Berlin
"Notfalls Streik"

EVG-Chef Alexander Kirchner fordert von der Bahn ein akzeptables Angebot

16.11.2014 | Stand 02.12.2020, 21:59 Uhr

Berlin (DK) In dieser Woche wollen sich die Vertreter der Deutschen Bahn AG, der Eisenbahn- und Verkehrsgewerkschaft (EVG) und der Gewerkschaft Deutscher Lokomotivführer (GDL) an einen Tisch setzen, um die Tarifverhandlungen in Gang zu bringen.

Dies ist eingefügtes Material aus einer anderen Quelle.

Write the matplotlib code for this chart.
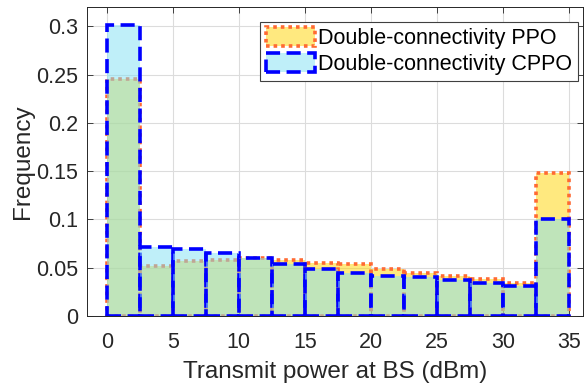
import numpy as np
import matplotlib
matplotlib.use("Agg")
import matplotlib.pyplot as plt

plt.rcParams['font.family'] = ['Liberation Sans', 'DejaVu Sans']

# bin edges (dBm) and frequencies
bin_left = np.arange(0, 35, 2.5)
freq_ppo = [0.245, 0.052, 0.057, 0.058, 0.060, 0.058, 0.055,
            0.0535, 0.049, 0.045, 0.042, 0.0385, 0.034, 0.148]
freq_cppo = [0.301, 0.071, 0.069, 0.0655, 0.0605, 0.0535, 0.049,
             0.045, 0.042, 0.040, 0.037, 0.034, 0.031, 0.100]
labels = ["Double-connectivity PPO", "Double-connectivity CPPO"]

fig = plt.figure(figsize=(5.88, 3.85), dpi=100)
ax = fig.add_axes([0.148, 0.179, 0.843, 0.803])

ax.bar(bin_left, freq_ppo, width=2.5, align='edge',
       facecolor=(1.0, 0.83, 0.0, 0.5), edgecolor='#FF6A33',
       linewidth=2.6, linestyle=(0, (1, 1.1)), label=labels[0], zorder=2)
ax.bar(bin_left, freq_cppo, width=2.5, align='edge',
       facecolor=(0.5, 0.88, 0.96, 0.5), edgecolor='#0000FF',
       linewidth=2.6, linestyle=(0, (3.9, 1.8)), label=labels[1], zorder=3)

ax.set_xlim(-1.5, 36.05)
ax.set_ylim(0, 0.32)
ax.set_xticks(np.arange(0, 36, 5))
ax.set_yticks([0, 0.05, 0.1, 0.15, 0.2, 0.25, 0.3])
ax.set_yticklabels(["0", "0.05", "0.1", "0.15", "0.2", "0.25", "0.3"])
ax.tick_params(direction='in', top=True, right=True, labelsize=15.5,
               colors='#262626', length=4, width=0.6)
ax.tick_params(axis='x', pad=11.5)
ax.tick_params(axis='y', pad=6.5)
ax.grid(True, color='#DCDCDC', linewidth=0.8, zorder=0)
ax.set_axisbelow(True)
for s in ax.spines.values():
    s.set_color('#262626')
    s.set_linewidth(0.7)

ax.set_xlabel("Transmit power at BS (dBm)", fontsize=17.5, color='#262626',
              labelpad=6)
ax.set_ylabel("Frequency", fontsize=17.5, color='#262626', labelpad=1.5)

leg = ax.legend(loc='upper right', bbox_to_anchor=(0.99, 0.951),
                fontsize=15.5, fancybox=False, framealpha=1,
                edgecolor='#404040', handlelength=2.3, handleheight=0.95,
                borderpad=0.25, labelspacing=0.2, handletextpad=0.15,
                borderaxespad=0)
leg.get_frame().set_linewidth(0.8)

fig.savefig("out.png", dpi=100)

Über die Aussichten für einen Tarifabschluss sprachen wir mit dem EVG-Vorsitzenden Alexander Kirchner.

 

 

Am Dienstag treffen Sie sich mit der Bahn-Spitze und der GDL zu Sondierungsgesprächen, am Freitag sind die ersten Tarifverhandlungen anberaumt. Glauben Sie an eine Einigung im Bahn-Tarifkonflikt noch vor Weihnachten?

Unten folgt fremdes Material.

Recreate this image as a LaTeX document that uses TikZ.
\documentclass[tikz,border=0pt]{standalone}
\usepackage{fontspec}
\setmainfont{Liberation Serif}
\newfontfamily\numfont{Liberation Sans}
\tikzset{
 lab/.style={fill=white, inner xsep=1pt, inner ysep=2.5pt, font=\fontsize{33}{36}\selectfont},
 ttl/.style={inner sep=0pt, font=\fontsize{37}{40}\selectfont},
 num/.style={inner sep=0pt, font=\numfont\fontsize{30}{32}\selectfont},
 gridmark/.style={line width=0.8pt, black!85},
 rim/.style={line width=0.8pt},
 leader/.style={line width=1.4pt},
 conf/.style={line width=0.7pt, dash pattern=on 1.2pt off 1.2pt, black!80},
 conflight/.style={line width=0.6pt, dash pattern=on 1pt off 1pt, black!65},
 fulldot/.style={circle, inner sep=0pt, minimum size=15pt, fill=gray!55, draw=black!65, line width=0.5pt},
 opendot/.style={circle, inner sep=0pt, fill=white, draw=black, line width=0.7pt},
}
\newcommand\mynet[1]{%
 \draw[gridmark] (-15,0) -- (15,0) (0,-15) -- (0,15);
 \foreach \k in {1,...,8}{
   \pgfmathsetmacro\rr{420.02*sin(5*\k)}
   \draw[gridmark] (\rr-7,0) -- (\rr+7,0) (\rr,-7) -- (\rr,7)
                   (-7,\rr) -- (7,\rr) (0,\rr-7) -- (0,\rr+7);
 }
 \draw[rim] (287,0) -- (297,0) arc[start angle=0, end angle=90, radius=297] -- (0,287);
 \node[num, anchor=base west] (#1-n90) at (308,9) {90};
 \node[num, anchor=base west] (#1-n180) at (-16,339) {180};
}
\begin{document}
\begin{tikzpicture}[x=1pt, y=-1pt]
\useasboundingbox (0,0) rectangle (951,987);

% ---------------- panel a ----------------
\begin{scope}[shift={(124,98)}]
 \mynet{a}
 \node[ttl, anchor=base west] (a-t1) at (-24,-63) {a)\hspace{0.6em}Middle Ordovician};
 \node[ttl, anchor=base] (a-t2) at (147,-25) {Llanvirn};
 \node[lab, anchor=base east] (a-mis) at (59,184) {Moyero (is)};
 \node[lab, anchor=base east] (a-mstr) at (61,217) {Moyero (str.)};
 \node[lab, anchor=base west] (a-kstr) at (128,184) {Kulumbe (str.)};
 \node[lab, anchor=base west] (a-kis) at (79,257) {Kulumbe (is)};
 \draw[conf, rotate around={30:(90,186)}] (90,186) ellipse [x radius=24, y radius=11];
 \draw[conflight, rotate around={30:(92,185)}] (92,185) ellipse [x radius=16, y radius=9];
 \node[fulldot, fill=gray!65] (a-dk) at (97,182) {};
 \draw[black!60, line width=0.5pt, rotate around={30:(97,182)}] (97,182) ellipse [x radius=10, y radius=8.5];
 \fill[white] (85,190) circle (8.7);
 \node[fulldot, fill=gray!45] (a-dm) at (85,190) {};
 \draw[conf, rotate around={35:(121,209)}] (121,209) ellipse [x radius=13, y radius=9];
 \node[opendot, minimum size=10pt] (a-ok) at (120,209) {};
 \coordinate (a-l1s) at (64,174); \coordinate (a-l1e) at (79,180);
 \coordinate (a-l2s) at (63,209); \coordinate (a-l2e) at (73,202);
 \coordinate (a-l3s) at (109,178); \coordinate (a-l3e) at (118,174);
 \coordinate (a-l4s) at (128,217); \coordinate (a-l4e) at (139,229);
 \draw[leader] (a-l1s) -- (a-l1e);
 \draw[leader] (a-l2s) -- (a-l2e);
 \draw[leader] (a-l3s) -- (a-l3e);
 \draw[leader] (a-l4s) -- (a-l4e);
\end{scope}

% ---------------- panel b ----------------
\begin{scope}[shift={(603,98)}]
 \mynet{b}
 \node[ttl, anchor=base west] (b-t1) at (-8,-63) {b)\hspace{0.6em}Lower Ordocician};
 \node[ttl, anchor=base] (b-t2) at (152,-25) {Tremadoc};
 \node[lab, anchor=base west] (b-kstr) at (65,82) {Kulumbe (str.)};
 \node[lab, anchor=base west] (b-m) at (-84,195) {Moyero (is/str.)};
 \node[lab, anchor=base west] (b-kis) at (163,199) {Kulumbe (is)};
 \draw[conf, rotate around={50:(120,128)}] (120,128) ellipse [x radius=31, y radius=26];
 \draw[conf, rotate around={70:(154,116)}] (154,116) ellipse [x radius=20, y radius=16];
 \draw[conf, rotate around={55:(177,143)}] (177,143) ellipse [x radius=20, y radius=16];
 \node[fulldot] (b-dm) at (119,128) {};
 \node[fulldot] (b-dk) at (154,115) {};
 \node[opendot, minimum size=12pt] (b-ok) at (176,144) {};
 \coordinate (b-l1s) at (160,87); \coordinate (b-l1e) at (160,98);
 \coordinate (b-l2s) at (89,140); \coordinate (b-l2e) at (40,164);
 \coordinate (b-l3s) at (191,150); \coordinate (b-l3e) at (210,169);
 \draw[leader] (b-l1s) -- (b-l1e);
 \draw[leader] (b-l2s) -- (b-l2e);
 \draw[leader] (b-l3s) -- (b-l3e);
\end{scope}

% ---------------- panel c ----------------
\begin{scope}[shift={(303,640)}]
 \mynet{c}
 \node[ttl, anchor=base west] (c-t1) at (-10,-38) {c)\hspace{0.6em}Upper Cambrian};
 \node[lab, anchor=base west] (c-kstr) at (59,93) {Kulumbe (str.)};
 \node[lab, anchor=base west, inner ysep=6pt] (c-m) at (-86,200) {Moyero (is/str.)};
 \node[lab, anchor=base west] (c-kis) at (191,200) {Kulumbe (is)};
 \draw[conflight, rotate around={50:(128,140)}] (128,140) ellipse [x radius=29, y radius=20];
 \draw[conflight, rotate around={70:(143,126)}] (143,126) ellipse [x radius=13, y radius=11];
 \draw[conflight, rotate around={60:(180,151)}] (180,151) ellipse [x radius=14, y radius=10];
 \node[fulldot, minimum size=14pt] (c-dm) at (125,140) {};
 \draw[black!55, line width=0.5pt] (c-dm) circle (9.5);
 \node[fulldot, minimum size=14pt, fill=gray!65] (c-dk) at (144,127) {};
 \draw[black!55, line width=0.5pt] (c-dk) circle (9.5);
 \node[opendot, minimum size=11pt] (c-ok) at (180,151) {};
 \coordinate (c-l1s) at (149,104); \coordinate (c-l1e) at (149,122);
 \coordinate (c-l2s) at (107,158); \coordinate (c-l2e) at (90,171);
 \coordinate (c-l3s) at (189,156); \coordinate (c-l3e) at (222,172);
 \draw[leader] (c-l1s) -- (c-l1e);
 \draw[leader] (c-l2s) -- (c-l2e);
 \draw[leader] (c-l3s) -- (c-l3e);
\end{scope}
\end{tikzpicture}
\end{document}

Alexander Kirchner: Das wird davon abhängen, ob es gelingt, eine gemeinsame Grundlage für die Vorgehensweise zu finden. Es gibt sehr unterschiedliche Auffassungen über die Frage, wie verhandelt werden soll. Das muss man vorher klären.

 

Nachdem die GDL schon sechsmal den Zugverkehr lahmgelegt hat, drohen Sie nun Ihrerseits mit Streik. Muss das sein?

Kirchner: Wir haben unsere Forderung nach sechs Prozent mehr Lohn und einer Mindesterhöhung um 150 Euro vorgestellt. Wir erwarten vom Arbeitgeber jetzt ein akzeptables Angebot, das insbesondere unserer Forderung nach einer sozialen Komponente Rechnung trägt. Sollte sich der Arbeitgeber dem verweigern, bleibt uns nichts anderes übrig, als notfalls dafür zu streiken.

 

Ist es richtig, dass Sie bereits vor Beginn der Verhandlungen konkurrierende Tarifverträge bei der Bahn ausschließen wollen?

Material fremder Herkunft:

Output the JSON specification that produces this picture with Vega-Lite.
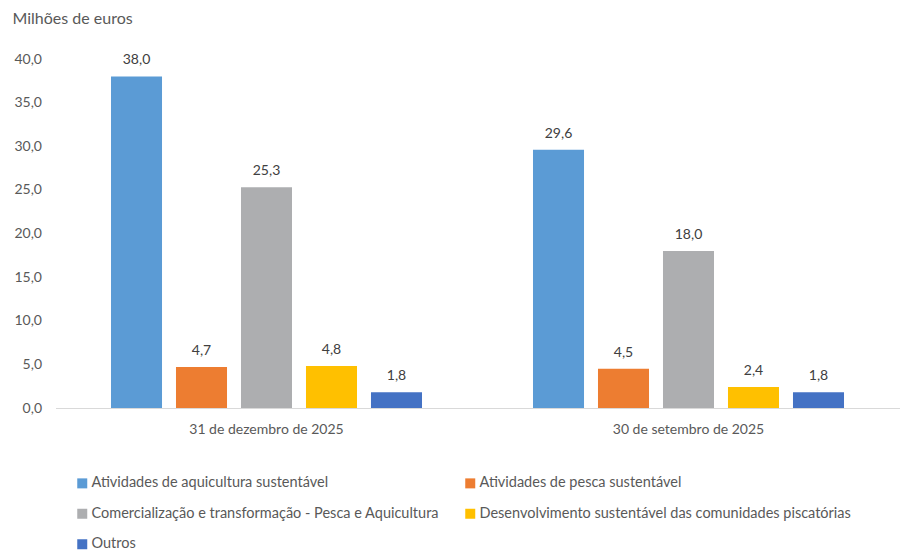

Kirchner: Es soll parallel am gleichen Ort zum gleichen Zeitpunkt verhandelt werden. Das ist nur sinnvoll, wenn wir uns darauf verständigen, am Ende ein gemeinsames Ergebnis zu erreichen. Wenn die GDL dazu nicht bereit ist, brauchen wir auch kein gemeinsames Vorgehen abzusprechen. Dann soll die GDL für sich verhandeln und wir verhandeln für uns.

 

Müsste die GDL im Zweifelsfall den Tarifvertrag für die Zugbegleiter übernehmen, den die EVG abschließt?

Kirchner: Wir wollen kein Tarifdiktat und bieten der GDL an, für die Berufsgruppen, bei denen sie nicht die Mehrheit hat, mitgestalten und mitreden zu können. Am Ende des Prozesses muss aber eine demokratische Mehrheitsentscheidung stehen, und dann muss für eine Berufsgruppe eine Mehrheit der dort vertretenen Beschäftigten entscheiden, was richtig ist. Wir stehen für Tarifeinheit und halten es für falsch, wenn es für die gleiche Berufsgruppe unterschiedliche Verträge gibt. Die GDL hat nach derzeitigem Stand die Mehrheit bei den Lokomotivführern, aber bei allen anderen Berufsgruppen nicht.

 

Was wäre so schlimm daran, wenn es konkurrierende Tarifverträge beispielsweise für Zugbegleiter gäbe?

Kirchner: Das ist unsolidarisch und spaltet die Belegschaft. Am gleichen Arbeitsplatz würden Kollegen zu unterschiedlichen Bedingungen arbeiten. Gewerkschaften sind gegründet worden, damit die Starken den Schwachen beistehen können. Bei einer Reihe von Privatbahnen hat die GDL konkurrierende Tarifverträge durchgesetzt. Dort führt das zu chaotischen Verhältnissen und einer Aufheizung der Situation.

 

Sie nehmen für sich in Anspruch, mehr Konflikte mit der Bahn ausgefochten und dabei mehr erreicht zu haben als die GDL. Können Sie das näher erläutern?

Kirchner: Bei den Tarifabschlüssen seit 2008 haben wir für die Beschäftigten im Schnitt 1,6 Prozent mehr herausgeholt als die GDL. Wir haben bessere Zusatzleistungen für unsere Mitglieder vereinbart. Daneben haben wir eine ganze Reihe von Themen aufgegriffen, beispielsweise den Beinaheunfall in Mainz oder in Mannheim. Die GDL hat sich darum überhaupt nicht gekümmert.